Lançado nesta quinta-feira (2), no Dia de Finados, sem temer quizila alguma, a cinebiografia do músico dos Originais do Samba, ator, Trapalhão e ícone antirracista é construída a partir de um comovente e engenhoso roteiro de Paulo Cursino, Midas do humor e raiz criativa do projeto (de recriação da vida de Antônio Carlos como ficção).

Um projeto que conta com o apoio fino do campeão de bilheteria Roberto Santucci (realizador de "Até Que a Sorte Nos Separe") no esmeril estético (como supervisor artístico) do filme, produzido por André Carreira.
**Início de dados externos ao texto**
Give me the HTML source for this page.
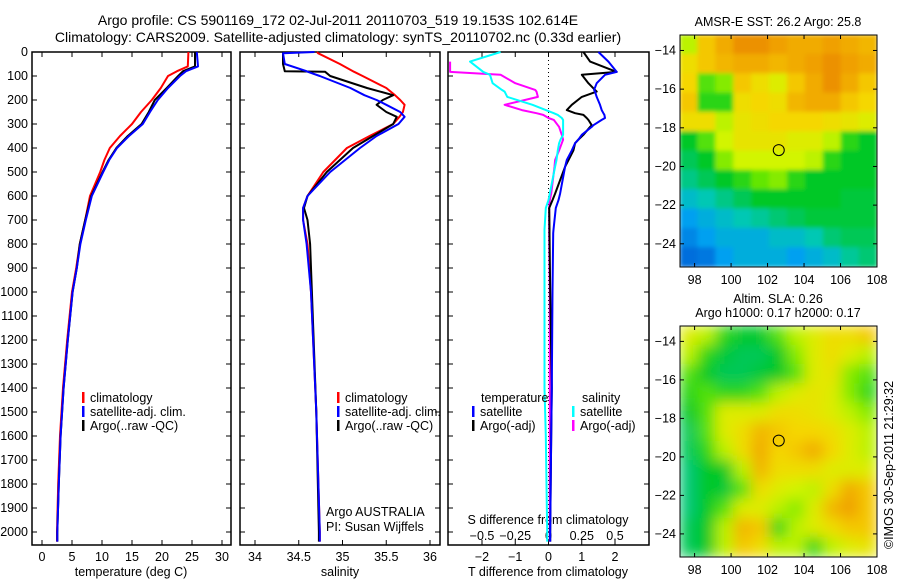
<!DOCTYPE html>
<html><head><meta charset="utf-8"><style>
body{margin:0;background:#fff;}
svg{display:block;font-family:"Liberation Sans",sans-serif;font-size:12.5px;}
</style></head><body>
<svg id="c" width="900" height="580"></svg>
<script>
// ---------- DATA ----------
const depthTicks=[0,100,200,300,400,500,600,700,800,900,1000,1100,1200,1300,1400,1500,1600,1700,1800,1900,2000];
const tempTicks=[0,5,10,15,20,25,30];
const salTicks=[34,34.5,35,35.5,36];
const tdiffTicks=[-2,-1,0,1,2];
const sdiffTicks=[-0.5,-0.25,0,0.25,0.5];
const lonTicks=[98,100,102,104,106,108];
const latTicks=[-14,-16,-18,-20,-22,-24];

const tDepths=[0,60,80,100,150,200,250,300,350,400,450,500,600,700,800,900,1000,1200,1400,1600,1800,2000,2040];
const tClim=[24.4,24.3,22.5,21,19.8,18.3,16.5,15,13,11.3,10.4,9.7,8,7.2,6.3,5.7,5,4.2,3.5,3,2.7,2.5,2.5];
const tSat=[25.8,26,24,23,21,19.3,18,16.8,14.5,12.5,11.2,10.2,8.3,7.3,6.4,5.8,5.1,4.3,3.6,3.1,2.8,2.55,2.55];
const tArgo=[25.5,25.5,23.5,22.7,20.8,18.8,17.8,16.6,14.3,12.4,11.1,10.1,8.2,7.2,6.3,5.8,5.1,4.3,3.6,3.1,2.8,2.55,2.55];

const sDepths=[0,5,50,80,82,100,150,180,200,220,250,270,300,350,400,500,600,650,700,800,1000,1500,2000,2040];
const sClim=[34.71,34.72,34.97,35.12,35.13,35.23,35.5,35.6,35.66,35.71,35.69,35.65,35.58,35.31,35.05,34.78,34.6,34.55,34.55,34.6,34.64,34.7,34.74,34.74];
const sSat=[34.68,34.32,34.34,34.59,34.6,34.74,35.09,35.25,35.39,35.5,35.66,35.71,35.64,35.39,35.2,34.86,34.6,34.55,34.55,34.59,34.64,34.7,34.74,34.74];
const sArgo=[34.32,34.32,34.32,34.34,34.8,34.86,35.28,35.58,35.46,35.39,35.5,35.62,35.58,35.35,35.12,34.82,34.6,34.56,34.6,34.63,34.65,34.7,34.73,34.73];

const dDepths=[0,40,83,95,130,158,165,187,220,242,255,262,275,283,305,312,345,365,380,410,450,478,590,617,650,740,755,1000,1400,1600,2000,2040];
const dTSat=[1.5,1.8,2.05,1.7,1.45,1.37,1.4,1.45,1.55,1.6,1.65,1.68,1.7,1.6,1.35,1.3,1.0,0.9,0.8,0.7,0.55,0.5,0.35,0.3,0.22,0.15,0.14,0.12,0.1,0.08,0.05,0.05];
const dTArgo=[1.05,1.25,2.05,1.0,1.2,1.4,1.45,1.0,0.7,0.55,0.8,1.05,1.15,1.2,1.3,1.25,1.05,0.9,0.8,0.75,0.6,0.5,0.2,0.12,0.02,0.03,0.03,0.05,0.1,0.08,0.05,0.05];
const dSSat=[-0.36,-0.59,-0.49,-0.44,-0.42,-0.35,-0.33,-0.31,-0.12,-0.02,0.04,0.07,0.1,0.11,0.11,0.11,0.11,0.09,0.08,0.07,0.06,0.05,0.01,0,-0.02,-0.03,-0.03,-0.03,-0.03,-0.02,-0.01,-0.01];
const dSArgo=[null,-0.74,-0.74,-0.36,-0.25,-0.1,-0.09,-0.08,-0.33,-0.2,-0.09,-0.04,0.0,0.04,0.07,0.08,0.1,0.11,0.1,0.08,0.05,0.045,0.02,0.01,0.005,0.005,0.005,0.01,0.01,0.01,0.01,0.01];

const sstGrid=[
[0.7,0.85,0.9,0.95,0.95,0.92,0.9,0.9,0.92,0.9,0.88],
[0.8,0.85,0.88,0.9,0.9,0.88,0.9,0.92,0.95,0.92,0.9],
[0.82,0.6,0.65,0.85,0.8,0.75,0.85,0.9,0.95,0.9,0.85],
[0.85,0.55,0.55,0.8,0.82,0.8,0.88,0.9,0.9,0.85,0.82],
[0.8,0.8,0.7,0.78,0.8,0.82,0.82,0.82,0.8,0.78,0.75],
[0.5,0.6,0.72,0.78,0.78,0.78,0.75,0.75,0.7,0.55,0.5],
[0.45,0.5,0.65,0.72,0.72,0.72,0.72,0.7,0.55,0.5,0.5],
[0.4,0.45,0.5,0.55,0.62,0.65,0.55,0.5,0.5,0.5,0.5],
[0.3,0.35,0.4,0.45,0.5,0.5,0.5,0.5,0.5,0.48,0.48],
[0.2,0.25,0.3,0.35,0.38,0.42,0.45,0.48,0.48,0.48,0.48],
[0.15,0.2,0.25,0.25,0.25,0.3,0.3,0.35,0.42,0.45,0.45],
[0.1,0.12,0.2,0.25,0.25,0.25,0.2,0.25,0.3,0.38,0.42]];
const slaGrid=[
[0.75,0.7,0.55,0.5,0.5,0.6,0.7,0.75,0.8,0.8,0.85],
[0.7,0.55,0.48,0.45,0.45,0.5,0.65,0.75,0.8,0.75,0.7],
[0.6,0.5,0.45,0.45,0.48,0.5,0.6,0.75,0.78,0.65,0.6],
[0.55,0.6,0.55,0.55,0.6,0.7,0.75,0.78,0.75,0.65,0.55],
[0.5,0.6,0.75,0.75,0.75,0.8,0.8,0.78,0.75,0.7,0.65],
[0.45,0.6,0.75,0.8,0.88,0.85,0.82,0.82,0.8,0.75,0.7],
[0.45,0.55,0.7,0.8,0.9,0.82,0.85,0.9,0.82,0.75,0.7],
[0.42,0.5,0.5,0.7,0.88,0.8,0.8,0.8,0.75,0.75,0.75],
[0.42,0.5,0.48,0.6,0.8,0.75,0.72,0.7,0.8,0.9,0.85],
[0.42,0.5,0.6,0.75,0.75,0.7,0.65,0.75,0.88,0.92,0.85],
[0.45,0.5,0.7,0.88,0.85,0.55,0.7,0.75,0.8,0.85,0.85],
[0.45,0.5,0.7,0.85,0.8,0.7,0.7,0.55,0.7,0.75,0.78]];
const argoLon=102.614, argoLat=-19.153;

// ---------- HELPERS ----------
const NS="http://www.w3.org/2000/svg";
const svg=document.getElementById('c');
function mk(tag,at,parent){const e=document.createElementNS(NS,tag);for(const k in at)e.setAttribute(k,at[k]);(parent||svg).appendChild(e);return e;}
function txt(x,y,s,anchor,parent){const t=mk('text',{x:x,y:y,'text-anchor':anchor||'start',fill:'#000'},parent);t.textContent=s;return t;}
const yTop=52,yBot=545;
const yD=d=>yTop+d*0.24;

function panel(x0,x1,name){
  const g=mk('g',{});
  
  
  mk('rect',{x:x0,y:yTop,width:x1-x0,height:yBot-yTop,fill:'none',stroke:'#000','stroke-width':1.5},g);
  depthTicks.forEach(d=>{const y=yD(d);
    mk('line',{x1:x0,x2:x0+5,y1:y,y2:y,stroke:'#000'},g);
    mk('line',{x1:x1-5,x2:x1,y1:y,y2:y,stroke:'#000'},g);});
  return g;
}
function series(xf,depths,vals,color,w,name,parent){
  let pts=[];depths.forEach((d,i)=>{if(vals[i]!==null)pts.push(xf(vals[i]).toFixed(1)+','+yD(d).toFixed(1));});
  const p=mk('polyline',{points:pts.join(' '),fill:'none',stroke:color,'stroke-width':w,'stroke-linejoin':'round'},parent);
  
  
}
function legend(x,y,color,label,parent){
  mk('rect',{x:x,y:y-10,width:2.5,height:11,fill:color},parent);
  txt(x+8,y,label,'start',parent);
}

// ---------- TITLE ----------
const t1=txt(338,25,'Argo profile: CS 5901169_172 02-Jul-2011 20110703_519 19.153S 102.614E','middle');
t1.setAttribute('font-size','14');

const t2=txt(338,42,'Climatology: CARS2009. Satellite-adjusted climatology: synTS_20110702.nc (0.33d earlier)','middle');
t2.setAttribute('font-size','14');


// depth labels
const dl=mk('g',{});

depthTicks.forEach(d=>txt(28,yD(d)+4,String(d),'end',dl));

// ---------- PANEL 1 TEMPERATURE ----------
const xT=v=>42+v*6;
const p1=panel(32,231,'temperature-panel');
tempTicks.forEach(v=>{const x=xT(v);mk('line',{x1:x,x2:x,y1:yBot,y2:yBot-5,stroke:'#000'},p1);mk('line',{x1:x,x2:x,y1:yTop,y2:yTop+5,stroke:'#000'},p1);txt(x,561,String(v),'middle',p1);});
txt(131,576,'temperature (deg C)','middle',p1);
series(xT,tDepths,tClim,'#f00',2,'temp-climatology-line',p1);
series(xT,tDepths,tArgo,'#000',2,'temp-argo-line',p1);
series(xT,tDepths,tSat,'#00f',2,'temp-satellite-line',p1);
const lg1=mk('g',{},p1);
legend(82,402,'#f00','climatology',lg1);legend(82,416,'#00f','satellite-adj. clim.',lg1);legend(82,430,'#000','Argo(..raw -QC)',lg1);

// ---------- PANEL 2 SALINITY ----------
const xS=v=>255+(v-34)*87.5;
const p2=panel(240,440,'salinity-panel');
salTicks.forEach(v=>{const x=xS(v);mk('line',{x1:x,x2:x,y1:yBot,y2:yBot-5,stroke:'#000'},p2);mk('line',{x1:x,x2:x,y1:yTop,y2:yTop+5,stroke:'#000'},p2);txt(x,561,String(v),'middle',p2);});
txt(340,576,'salinity','middle',p2);
series(xS,sDepths,sClim,'#f00',2,'sal-climatology-line',p2);
series(xS,sDepths,sArgo,'#000',2,'sal-argo-line',p2);
series(xS,sDepths,sSat,'#00f',2,'sal-satellite-line',p2);
const lg2=mk('g',{},p2);
legend(337,402,'#f00','climatology',lg2);legend(337,416,'#00f','satellite-adj. clim.',lg2);legend(337,430,'#000','Argo(..raw -QC)',lg2);
txt(326,516,'Argo AUSTRALIA','start',p2);txt(326,531,'PI: Susan Wijffels','start',p2);

// ---------- PANEL 3 DIFFERENCES ----------
const xD=v=>548.5+v*33.25;
const xSD=v=>548.5+v*4*33.25;
const p3=panel(448,649,'difference-panel');
mk('line',{x1:548.5,x2:548.5,y1:yTop,y2:yBot,stroke:'#000','stroke-dasharray':'1,3'},p3);
tdiffTicks.forEach(v=>{const x=xD(v);mk('line',{x1:x,x2:x,y1:yBot,y2:yBot-5,stroke:'#000'},p3);mk('line',{x1:x,x2:x,y1:yTop,y2:yTop+5,stroke:'#000'},p3);txt(x,561,v<0?'\u2212'+(-v):String(v),'middle',p3);});
sdiffTicks.forEach(v=>txt(xSD(v),540,v<0?'\u2212'+(-v):String(v),'middle',p3));
txt(548,524,'S difference from climatology','middle',p3);
txt(548,576,'T difference from climatology','middle',p3);
series(xSD,dDepths,dSArgo,'#f0f',2,'s-diff-argo-line',p3);
series(xSD,dDepths,dSSat,'#0ff',2,'s-diff-satellite-line',p3);
series(xD,dDepths,dTArgo,'#000',2,'t-diff-argo-line',p3);
series(xD,dDepths,dTSat,'#00f',2,'t-diff-satellite-line',p3);
const lg3=mk('g',{},p3);
txt(481,402,'temperature','start',lg3);txt(582,402,'salinity','start',lg3);
legend(472,416,'#00f','satellite',lg3);legend(472,430,'#000','Argo(-adj)',lg3);
legend(572,416,'#0ff','satellite',lg3);legend(572,430,'#f0f','Argo(-adj)',lg3);

// ---------- MAPS ----------
const stops=[[0,[10,60,200]],[0.2,[0,160,240]],[0.35,[0,200,180]],[0.5,[0,200,40]],[0.62,[100,230,0]],[0.72,[210,245,0]],[0.82,[245,215,0]],[0.92,[240,160,0]],[1,[230,120,0]]];
function cmap(v){for(let i=1;i<stops.length;i++){if(v<=stops[i][0]){const a=stops[i-1],b=stops[i],f=(v-a[0])/(b[0]-a[0]);return 'rgb('+a[1].map((c,k)=>Math.round(c+(b[1][k]-c)*f)).join(',')+')';}}return 'rgb(230,120,0)';}
const defs=mk('defs',{});
function map(x0,x1,y0,y1,grid,name,blur,id){
  const lonMin=97.2,lonMax=108.0,latMax=-13.2,latMin=-25.2;
  const xL=l=>x0+(l-lonMin)/(lonMax-lonMin)*(x1-x0);
  const yL=l=>y0+(latMax-l)/(latMax-latMin)*(y1-y0);
  const g=mk('g',{});
  const cp=mk('clipPath',{id:'clip'+id},defs);mk('rect',{x:x0,y:y0,width:x1-x0,height:y1-y0},cp);
  const f=mk('filter',{id:'blur'+id,x:'-10%',y:'-10%',width:'120%',height:'120%'},defs);
  mk('feGaussianBlur',{stdDeviation:blur,edgeMode:'duplicate'},f);
  const cg=mk('g',{'clip-path':'url(#clip'+id+')'},g);
  const hg=mk('g',{filter:'url(#blur'+id+')'},cg);
  const nr=grid.length,nc=grid[0].length,dlon=(lonMax-lonMin)/nc,dlat=(latMax-latMin)/nr;
  grid.forEach((row,r)=>row.forEach((v,c)=>{
    const xa=xL(lonMin+c*dlon),xb=xL(lonMin+(c+1)*dlon),ya=yL(latMax-r*dlat),yb=yL(latMax-(r+1)*dlat);
    const cell=mk('rect',{x:xa-0.5,y:ya-0.5,width:xb-xa+1,height:yb-ya+1,fill:cmap(v)},hg);
    
    
  }));
  mk('rect',{x:x0,y:y0,width:x1-x0,height:y1-y0,fill:'none',stroke:'#000','stroke-width':1},g);
  lonTicks.forEach(l=>{const x=xL(l);mk('line',{x1:x,x2:x,y1:y0,y2:y0+4,stroke:'#000'},g);mk('line',{x1:x,x2:x,y1:y1,y2:y1-4,stroke:'#000'},g);txt(x,y1+17,String(l),'middle',g);});
  latTicks.forEach(l=>{const y=yL(l);mk('line',{x1:x0,x2:x0+4,y1:y,y2:y,stroke:'#000'},g);mk('line',{x1:x1-4,x2:x1,y1:y,y2:y,stroke:'#000'},g);txt(x0-4,y+4,'\u2212'+(-l),'end',g);});
  const m=mk('circle',{cx:xL(argoLon),cy:yL(argoLat),r:5.5,fill:'none',stroke:'#000','stroke-width':1},g);
  
  return g;
}
const m1=map(680,877,35,267,sstGrid,'sst-map',2,1);
txt(778,26,'AMSR-E SST: 26.2 Argo: 25.8','middle',m1);
const m2=map(680,877,326,557,slaGrid,'sla-map',7,2);
txt(778,303,'Altim. SLA: 0.26','middle',m2);txt(778,317,'Argo h1000: 0.17 h2000: 0.17','middle',m2);
const cr=txt(0,0,'\u00a9IMOS 30-Sep-2011 21:29:32','middle');
cr.setAttribute('transform','translate(893,465) rotate(-90)');

</script>
</body></html>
É difícil não olhar para o longa e não pensar em narrativas edificantes como "Coach Carter: Treino Para a Vida" (2005), com Samuel L. Jackson, ou o inesquecível "Lean On Me" (aqui chamado "Meu Mestre, Minha Vida"), com Morgan Freeman. A centelha da superação está lá, a cada palavra esculpida por Cursino, que foi feliz na recriação das situações cômicas de Antônio Carlos na TV, tendo o genial dublador Christiano Torreão como Sargento Pincel.

Aplaudido no Festival de Gramado há duas décadas por seu desempenho em "De Passagem", Guindane voltou lá, este ano, em agosto, agora como realizador, para a primeira projeção pública do longa. Saiu do Rio Grande do Sul com sete troféus, incluindo o de Melhor Filme. Aílton que está, literalmente, em estado de graça, em cena, foi laureado lá com o prêmio de Melhor Ator.
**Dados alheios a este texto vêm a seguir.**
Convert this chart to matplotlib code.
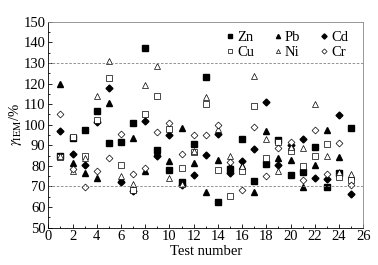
import numpy as np
import matplotlib.pyplot as plt

plt.rcParams['font.family'] = ['Liberation Serif', 'DejaVu Serif']
plt.rcParams['mathtext.fontset'] = 'stix'

tests = np.arange(1, 26)

# 回收率 (%) 读自原图
zn = [85, 93.5, 97.5, 106.5, 91, 91.5, 101, 137, 87.5, 78, 72, 90.5, 123, 62.5, 78.5, 93, 72.5, 81, 92.5, 75.5, 77, 89, 69.5, 76.5, 98.5]
pb = [120, 81.5, 76.5, 74, 110.5, 73.5, 93.5, 77.5, 86.5, 82.5, 98.5, 81.5, 67.5, 83, 80, 80, 67.5, 97, 84, 83, 69.5, 80.5, 97.5, 84.5, 75]
cd = [97, 86, 80.5, 101.5, 118, 72, 68, 102, 85, 95, 70.5, 75.5, 85.5, 95.5, 76.5, 82.5, 88, 111, 80.5, 90, 93, 74, 73.5, 104.5, 66.5]
cu = [84.5, 94, 85, 102.5, 122.5, 80.5, 68.5, 105, 114, 98, 79, 86.5, 110, 78, 65.5, 77.5, 109, 84, 91.5, 87, 80, 85, 90.5, 74.5, 73]
ni = [85, 77.5, 84, 114, 131, 75, 71, 119.5, 128.5, 74, 71, 87, 113.5, 98, 85, 80, 123.5, 93, 77.5, 89, 88.5, 110, 85, 77, 76]
cr = [105, 78.5, 69.5, 77.5, 84, 95.5, 76, 79, 96.5, 101, 86, 95, 95, 100, 82, 68.5, 99, 75, 88.5, 91.5, 73, 97.5, 76, 91, 70.5]

fig = plt.figure(figsize=(3.78, 2.65), dpi=100)
ax = fig.add_axes([0.128, 0.141, 0.833, 0.777])

ms = 4
h_zn, = ax.plot(tests, zn, 's', color='black', ms=ms, label='Zn')
h_pb, = ax.plot(tests, pb, '^', color='black', ms=ms, label='Pb')
h_cd, = ax.plot(tests, cd, 'D', color='black', ms=ms - 0.5, label='Cd')
h_cu, = ax.plot(tests, cu, 's', mfc='white', mec='black', mew=0.5, ms=ms, label='Cu')
h_ni, = ax.plot(tests, ni, '^', mfc='white', mec='black', mew=0.5, ms=ms, label='Ni')
h_cr, = ax.plot(tests, cr, 'D', mfc='white', mec='black', mew=0.5, ms=ms - 0.5, label='Cr')

ax.axhline(130, color='gray', ls='--', lw=0.6, dashes=(3, 2))
ax.axhline(70, color='gray', ls='--', lw=0.6, dashes=(3, 2))

ax.set_xlim(0, 26)
ax.set_ylim(50, 150)
ax.set_xticks(np.arange(0, 27, 2))
ax.set_xticks(np.arange(0, 27, 1), minor=True)
ax.set_yticks(np.arange(50, 151, 10))
ax.set_yticks(np.arange(50, 151, 5), minor=True)
ax.tick_params(direction='in', labelsize=10.5, length=3, width=0.6, top=False, right=False, pad=2)
ax.tick_params(which='minor', direction='in', length=1.5, width=0.6, top=False, right=False)
for s in ax.spines.values():
    s.set_linewidth(0.6)
    s.set_color('#888888')
ax.spines['left'].set_color('black')
ax.spines['bottom'].set_color('black')

ax.set_xlabel('Test number', fontsize=10.5, labelpad=1)
ax.set_ylabel(r'$\gamma_{\rm IEM}$/%', fontsize=10.5, labelpad=0)

# 按行排列图例: Zn Pb Cd / Cu Ni Cr
handles = [h_zn, h_cu, h_pb, h_ni, h_cd, h_cr]
ax.legend(handles, [h.get_label() for h in handles], ncol=3, loc='upper right',
          bbox_to_anchor=(0.98, 1.0), frameon=False, fontsize=10.5, handletextpad=0.1,
          columnspacing=1.2, labelspacing=0.15, borderaxespad=0.2, handlelength=0.8,
          markerscale=0.75)

fig.savefig('out.png', dpi=100)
É uma atuação devastadora, que condensa todo o pleito contra o preconceito do recorte histórico de Guindane, centrado na relação entre Mussum e a mãe, Dona Malvina. Cacau Protásio e Neusa Borges se revezam no papel, em épocas distintas da vida de Antônio Carlos. Cursino tem uma habilidade singular de unir épocas da vida de seu biografando de modo a pinçar delas o que há de melhor, tendo Yuri Marçal (iluminado) na fase do Mussum rapagão, na flor da mocidade.

Existem menções à infância, à Aeronáutica, à "Escolinha do Professor Raimundo", ao convívio com o diretor de TV Maurício Sherman (brilhantemente defendido por Paulo Mathias). Tem ainda a fase Os Trapalhões, com Gero Camilo de Renato Aragão. Apresentado ao cinema no cult "Como Nascem os Anjos" (1996), Guindane desfila por esses episódios de modo acurado, sem pesar a mão nos conflitos, apoiado na iluminação apolínea de Nonato. Antes, o ator e cineasta escreveu séries ("Acerto de Contas") e dirigiu um longa anterior pra Netflix ("Casamento à Distância"). Ele trabalhou com Santucci no passado, em "Alucinados" (2008), e acabou sendo a escolha acertada para assumir o comando da saga de Mussum, abrindo um debate contra a intolerância, pautada pelo livraço "Mussum forévis: Samba, mé e Trapalhões", de Juliano Barreto.

Acompanhamos bem no filme a fase Originais do Samba, com Antônio Carlos na voz e no reco-reco, na formação inicial do grupo, com Bide (cuíca), Chiquinho (ganzá), Lelei (tamborim), Rubão (surdo), Bigode (pandeiro) e Branca de Neve (violão). Mas a passagem com Os Trapalhões entra em cena como um filé.

Logo após a morte de Zacarias (1934-1990), Renato, Dedé e Mussum continuaram a fazer o programa até 26 de dezembro de 1993, quando o humorístico saiu do ar. Cerca de sete meses após o fim do programa, um novo baque vai abalar a alegria dos trapalhões: no dia 29 de julho de 1994, o Brasil perdia Mussum, em decorrência de problemas cardíacos. Famoso pelo vocativo "Cacildis!" e pelo jeitão malandro de sambista da Mangueira, o personagem criado por Antônio Carlos imortalizou seu criador no coração das crianças de todo o país. Ficou célebre ainda no imaginário de nossa música popular. Seus trejeitos atabalhoados e o chapeuzinho colorido ajudavam a compor um tipo inesquecível. Sem Mussum, a grife "Os Trapalhões" perdia um colorido e um batuque de alegria. O Brasil perdia. Agora, com um filme seminal, essa perda entra num processo de sublimação pela transcendência.